Saturday, September 1, 2012

THE Best Grain-Free Pancakes (scd)

Making grain-free pancakes is tricky. It's extremely difficult to get the perfect batter consistency and have the cakes hold together when they are ready to flip in the pan. It's also quite testy getting the temperature right, since nut flours burn so quickly in comparison to wheat flour. This recipe from Cheeseslave is, by far, the best scd pancake recipe I have tried. This is the real deal. Prepare your tastebuds.


3 Tbsp butter, melted
3 Tbsp coconut milk
1 tsp honey
1/2 tsp salt
3 Tbsp coconut flour
1/2 tsp baking soda
3 eggs

some coconut oil for frying


Mix all of the ingredients listed above in a bowl together, in order. Coat a frying pan with a thin layer of coconut oil and heat on medium. Pour a few tablespoons worth of batter into the hot pan, depending on how large or small you prefer your flapjacks. When the edges start to get a slightly darker shade of tan or start to bubble use your spatula to check under the edge to see if it is browning, when you feel like you can quickly get the spatula all the way under the cake and not have it fall apart, it's time to flip. Note: this happens relatively fast.
Top with lots of honey (you took the time to make breakfast, you deserve it once in a while) and butter if you so please.


  1. It looks SO good! I will try these for sure. Thank you!

  2. My pancakes looked perfect but tasted terrible. Are you sure the soda is correct? too much? maybe baking powder? yuk!
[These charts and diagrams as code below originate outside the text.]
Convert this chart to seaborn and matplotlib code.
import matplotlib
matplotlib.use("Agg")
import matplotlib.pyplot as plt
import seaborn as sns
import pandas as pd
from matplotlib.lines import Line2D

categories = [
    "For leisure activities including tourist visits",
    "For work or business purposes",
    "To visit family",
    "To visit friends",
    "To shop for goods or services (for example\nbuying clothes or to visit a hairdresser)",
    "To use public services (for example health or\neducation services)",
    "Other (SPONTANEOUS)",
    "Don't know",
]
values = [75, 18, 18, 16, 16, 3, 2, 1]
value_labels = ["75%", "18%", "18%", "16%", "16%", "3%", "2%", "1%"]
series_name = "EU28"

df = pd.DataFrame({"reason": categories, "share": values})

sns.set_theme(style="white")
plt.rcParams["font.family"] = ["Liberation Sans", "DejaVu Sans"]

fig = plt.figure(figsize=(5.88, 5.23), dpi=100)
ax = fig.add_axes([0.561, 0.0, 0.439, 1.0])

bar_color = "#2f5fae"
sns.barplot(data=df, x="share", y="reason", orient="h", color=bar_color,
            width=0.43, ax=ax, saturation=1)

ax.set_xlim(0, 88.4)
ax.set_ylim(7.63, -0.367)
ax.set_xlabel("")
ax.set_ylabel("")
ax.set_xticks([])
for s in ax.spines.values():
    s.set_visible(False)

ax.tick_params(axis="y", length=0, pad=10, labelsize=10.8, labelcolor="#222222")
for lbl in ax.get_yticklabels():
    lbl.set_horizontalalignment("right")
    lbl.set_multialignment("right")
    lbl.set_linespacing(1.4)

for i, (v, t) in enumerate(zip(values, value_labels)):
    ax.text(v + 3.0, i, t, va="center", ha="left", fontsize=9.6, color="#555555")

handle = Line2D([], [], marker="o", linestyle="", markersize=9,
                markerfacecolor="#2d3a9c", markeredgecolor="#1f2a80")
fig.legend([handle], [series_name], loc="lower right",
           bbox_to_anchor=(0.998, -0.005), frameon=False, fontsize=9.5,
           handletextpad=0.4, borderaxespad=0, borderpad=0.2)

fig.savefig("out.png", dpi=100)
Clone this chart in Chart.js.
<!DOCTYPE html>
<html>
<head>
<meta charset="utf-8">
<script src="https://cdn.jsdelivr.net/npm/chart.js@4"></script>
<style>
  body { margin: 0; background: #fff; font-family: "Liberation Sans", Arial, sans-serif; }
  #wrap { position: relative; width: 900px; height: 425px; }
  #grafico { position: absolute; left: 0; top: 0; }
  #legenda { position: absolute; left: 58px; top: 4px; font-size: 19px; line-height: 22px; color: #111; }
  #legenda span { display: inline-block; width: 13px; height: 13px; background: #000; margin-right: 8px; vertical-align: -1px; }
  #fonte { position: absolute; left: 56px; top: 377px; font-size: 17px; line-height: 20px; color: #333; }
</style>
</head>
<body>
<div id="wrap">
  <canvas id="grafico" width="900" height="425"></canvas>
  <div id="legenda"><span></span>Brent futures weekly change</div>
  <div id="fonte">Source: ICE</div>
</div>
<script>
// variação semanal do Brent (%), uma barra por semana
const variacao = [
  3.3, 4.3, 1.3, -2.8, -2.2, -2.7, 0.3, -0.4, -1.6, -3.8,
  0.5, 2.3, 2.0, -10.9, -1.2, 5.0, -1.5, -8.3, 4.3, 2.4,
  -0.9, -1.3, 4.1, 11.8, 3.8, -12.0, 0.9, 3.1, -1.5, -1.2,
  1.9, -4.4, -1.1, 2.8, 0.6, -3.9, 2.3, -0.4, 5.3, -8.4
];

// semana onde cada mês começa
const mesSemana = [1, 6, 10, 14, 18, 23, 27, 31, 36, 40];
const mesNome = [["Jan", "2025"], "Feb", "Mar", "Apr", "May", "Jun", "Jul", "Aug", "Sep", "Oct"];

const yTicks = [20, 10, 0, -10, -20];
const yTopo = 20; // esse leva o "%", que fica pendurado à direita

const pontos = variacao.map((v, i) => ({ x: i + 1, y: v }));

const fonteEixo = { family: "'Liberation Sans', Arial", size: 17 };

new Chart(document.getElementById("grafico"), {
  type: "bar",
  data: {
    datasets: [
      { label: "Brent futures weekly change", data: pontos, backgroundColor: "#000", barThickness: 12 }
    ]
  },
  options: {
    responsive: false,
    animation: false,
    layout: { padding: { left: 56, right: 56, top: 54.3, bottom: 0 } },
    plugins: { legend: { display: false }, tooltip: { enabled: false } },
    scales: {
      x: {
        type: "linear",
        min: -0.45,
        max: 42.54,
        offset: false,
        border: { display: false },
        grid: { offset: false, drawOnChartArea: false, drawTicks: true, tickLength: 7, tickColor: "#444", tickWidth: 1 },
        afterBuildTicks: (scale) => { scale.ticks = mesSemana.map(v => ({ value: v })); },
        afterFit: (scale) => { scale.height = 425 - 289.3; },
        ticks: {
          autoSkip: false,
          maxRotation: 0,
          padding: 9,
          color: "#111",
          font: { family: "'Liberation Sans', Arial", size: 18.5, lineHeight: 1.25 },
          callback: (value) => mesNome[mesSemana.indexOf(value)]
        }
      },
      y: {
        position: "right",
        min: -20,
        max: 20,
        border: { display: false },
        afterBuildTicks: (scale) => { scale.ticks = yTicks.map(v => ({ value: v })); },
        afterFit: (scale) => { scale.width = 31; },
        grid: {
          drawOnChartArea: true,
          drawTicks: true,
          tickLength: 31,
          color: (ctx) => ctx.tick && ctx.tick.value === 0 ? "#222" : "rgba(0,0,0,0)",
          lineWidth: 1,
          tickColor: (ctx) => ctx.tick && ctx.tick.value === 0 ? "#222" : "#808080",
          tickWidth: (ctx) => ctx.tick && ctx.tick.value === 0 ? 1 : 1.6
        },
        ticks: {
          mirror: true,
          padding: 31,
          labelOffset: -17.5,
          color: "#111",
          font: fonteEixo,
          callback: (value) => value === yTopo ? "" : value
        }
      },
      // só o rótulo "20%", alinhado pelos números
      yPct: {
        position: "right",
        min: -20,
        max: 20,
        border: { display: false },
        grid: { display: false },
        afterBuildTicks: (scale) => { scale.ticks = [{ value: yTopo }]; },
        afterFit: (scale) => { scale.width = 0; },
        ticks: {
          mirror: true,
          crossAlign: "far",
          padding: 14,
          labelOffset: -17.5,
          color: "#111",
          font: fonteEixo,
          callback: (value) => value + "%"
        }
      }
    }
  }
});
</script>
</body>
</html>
    1. I'm sorry they did not turn out well, I have had that happen to me before in the past when I have made paleo pancakes, it's usually because my baking soda is getting kind of old (over 30 days is what they say) and it starts to pick up a stale flavor. If you think maybe it's just too much, try using 1/2.

  3. Could I use egg whites?

  4. I've used coconut flour to make pancakes before and they always taste kind of dry. Is there any way to get past this and have them taste moist rather than dry?